DRYING AND. STORING WOOD
Wood is by nature a hygroscopic material: It absorbs and releases moisture depending on the humidity of the air around it. As wood soaks up moisture, it swells; when it expels moisture, the wood shrinks. These simple truths have significant impact on every piece of furniture you build. For example, your joinery methods should allow for wood movement. If they do not, pieces of furniture can literally self - destruct. While the application of a wood finish may slow dimensional change, nothing can stop it.
Freshly cut lumber, or green wood, has a relatively high moisture content, which for hardwoods can range from 60 percent to 100 percent of the dry weight.
This chapter focuses on ways of reducing that to a level suitable for cabinetmaking, around 8 to 10 percent, depending on the climate and species.
Unless you buy green wood with the intention of drying it yourself, your lumber is already either air-dried or kiln-dried. Air-dried wood may have up to 25 percent moisture content. Kiln-dried lumber has a lower level, 6 to 8 percent. Although kiln-dried wood is generally preferable for furniture building, some purists avoid it, contending that the process subdues the natural colors of certain woods and, in the short term, can induce internal stresses in the wood, making it difficult to resaw.
Large industrial kilns house hundreds of planks at a time, but there are a number of do-it-yourself models that are relatively simple to built, including a small-scale solar-powered
kiln that will enable you to dry green lumber in your backyard (page 84).

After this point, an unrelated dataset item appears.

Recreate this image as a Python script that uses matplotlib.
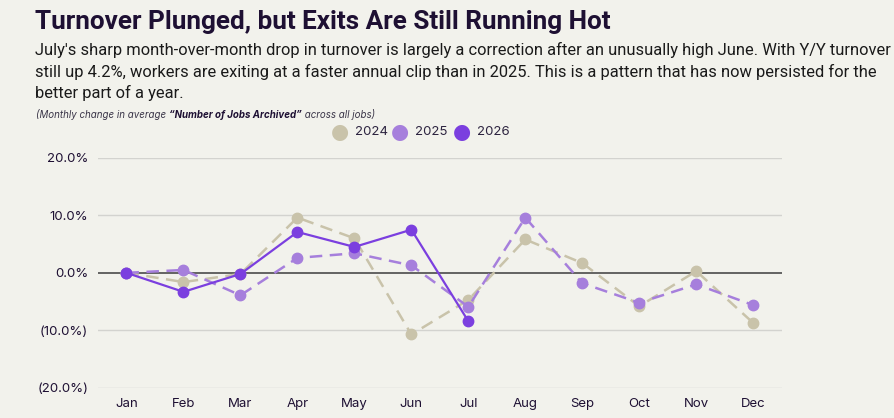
import matplotlib
matplotlib.use("Agg")
import matplotlib.pyplot as plt

# Data (monthly change in %)
months = ["Jan", "Feb", "Mar", "Apr", "May", "Jun", "Jul", "Aug", "Sep", "Oct", "Nov", "Dec"]
y2024 = [0.0, -1.6, -0.2, 9.6, 6.0, -10.7, -4.7, 5.8, 1.7, -5.8, 0.3, -8.7]
y2025 = [0.0, 0.5, -3.9, 2.6, 3.4, 1.3, -5.9, 9.6, -1.8, -5.2, -2.0, -5.6]
y2026 = [0.0, -3.3, -0.2, 7.1, 4.5, 7.5, -8.4]
yticks = [-20, -10, 0, 10, 20]
ytick_labels = ["(20.0%)", "(10.0%)", "0.0%", "10.0%", "20.0%"]

bg = "#f2f2ec"
dark = "#1e1033"
c2024 = "#c9c3aa"
c2025 = "#a67fdc"
c2026 = "#7b3fdf"

plt.rcParams["font.family"] = ["Inter", "DejaVu Sans"]

fig = plt.figure(figsize=(8.94, 4.18), dpi=100, facecolor=bg)
ax = fig.add_axes([98 / 894, 1 - 388 / 418, (781.7 - 98) / 894, 230.3 / 418])
ax.set_facecolor(bg)

x = list(range(len(months)))
ax.plot(x, y2024, color=c2024, lw=1.8, ls=(0, (5, 3)), marker="o", ms=7.5, zorder=3)
ax.plot(x, y2025, color=c2025, lw=1.8, ls=(0, (5, 3)), marker="o", ms=7.5, zorder=4)
ax.plot(x[:len(y2026)], y2026, color=c2026, lw=1.6, marker="o", ms=7.5, zorder=5)

ax.set_xlim(-0.5, 11.5)
ax.set_ylim(-20, 20)
ax.set_xticks(x)
ax.set_xticklabels(months)
ax.set_yticks(yticks)
ax.set_yticklabels(ytick_labels)
ax.tick_params(length=0, labelsize=9.5, labelcolor=dark, pad=7)
for t in yticks:
    if t == 0:
        ax.axhline(t, color="#4a4a4a", lw=1.2, zorder=2)
    else:
        ax.axhline(t, color="#d3d3cf", lw=1.0, zorder=1)
for s in ax.spines.values():
    s.set_visible(False)

# legend
for xp, col, lab in [(340, c2024, "2024"), (400, c2025, "2025"), (462, c2026, "2026")]:
    fig.text(xp / 894, 1 - 132 / 418, "\u25cf", color=col, fontsize=15,
             ha="center", va="center", family=["DejaVu Sans"])
    fig.text((xp + 15) / 894, 1 - 132 / 418, lab, color="#2d2440", fontsize=9.5,
             ha="left", va="center")

fig.canvas.draw()
r = fig.canvas.get_renderer()


def fit(t, width_px):
    # shrink/grow a text so it spans the given pixel width
    w = t.get_window_extent(renderer=r).width
    t.set_fontsize(t.get_fontsize() * width_px / w)


# title and subtitle
title = fig.text(35 / 894, 1 - 22 / 418, "Turnover Plunged, but Exits Are Still Running Hot",
                 fontsize=19, fontweight="bold", color=dark, family=["Roboto", "DejaVu Sans"],
                 va="center", ha="left")
fit(title, 578)
sub_lines = ["July's sharp month-over-month drop in turnover is largely a correction after an unusually high June. With Y/Y turnover",
             "still up 4.2%, workers are exiting at a faster annual clip than in 2025. This is a pattern that has now persisted for the",
             "better part of a year."]
first = fig.text(35 / 894, 1 - 50 / 418, sub_lines[0], fontsize=12, color="#1a1a1a",
                 family=["Roboto", "DejaVu Sans"], va="center", ha="left")
fit(first, 850)
for i, line in enumerate(sub_lines[1:], start=1):
    fig.text(35 / 894, 1 - (50 + 21.5 * i) / 418, line, fontsize=first.get_fontsize(),
             color="#1a1a1a", family=["Roboto", "DejaVu Sans"], va="center", ha="left")

# caption with bold part
cx = 36 / 894
cy = 1 - 115 / 418
parts = [("(Monthly change in average ", "normal"),
         ("\u201cNumber of Jobs Archived\u201d", "bold"),
         (" across all jobs)", "normal")]
for txt, w in parts:
    t = fig.text(cx, cy, txt, fontsize=7.0, style="italic", fontweight=w,
                 color="#3a3548" if w == "normal" else dark, va="center", ha="left")
    bb = t.get_window_extent(renderer=r)
    cx += bb.width / fig.bbox.width

fig.savefig("out.png", dpi=100, facecolor=bg)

Air-drying wood is an equally worthwhile option for seasoning certain species of green lumber, provided the wood is properly stacked, stickered and covered. Stickers are small boards that separate layers of lumber in a pile, allowing air circulation around the individual planks. For a species like Eastern white pine, air-drying to a 10 to 12 percent moisture level is sufficient for most furniture projects. Whichever drying method you choose, you can use a special meter like the one shown in the photo above to measure moisture content.
Apart from control over the wood, the principal benefit of drying lumber in the shop is economic. The fewer operations performed on a plank before you buy it—such as drying and surfacing—the less it costs. For large quantities of lumber—say, 1,000 board feet or more—the savings can add up to hundreds of dollars.
Proper storage is as important as drying. Dried wood exposed to the elements can re-absorb some of the moisture that was extracted from it. There are several ways to store wood, depending on the kind of space you have and the wood you work with—from long planks to short stock too precious to be consigned to the kindling box. You can design your own lumber rack, using the ones shown in this chapter as starting points, or install a commercial lumber rack. If you use your basement to store wood, consider installing a dehumidifier to reduce the high relative humidity level common in such an area.
Kilns provide a fast and effective way of drying wood to a moisture level appropriate for cabinetmaking. Here, stacks of hardwood planks are loaded by forklift into an industrial kiln.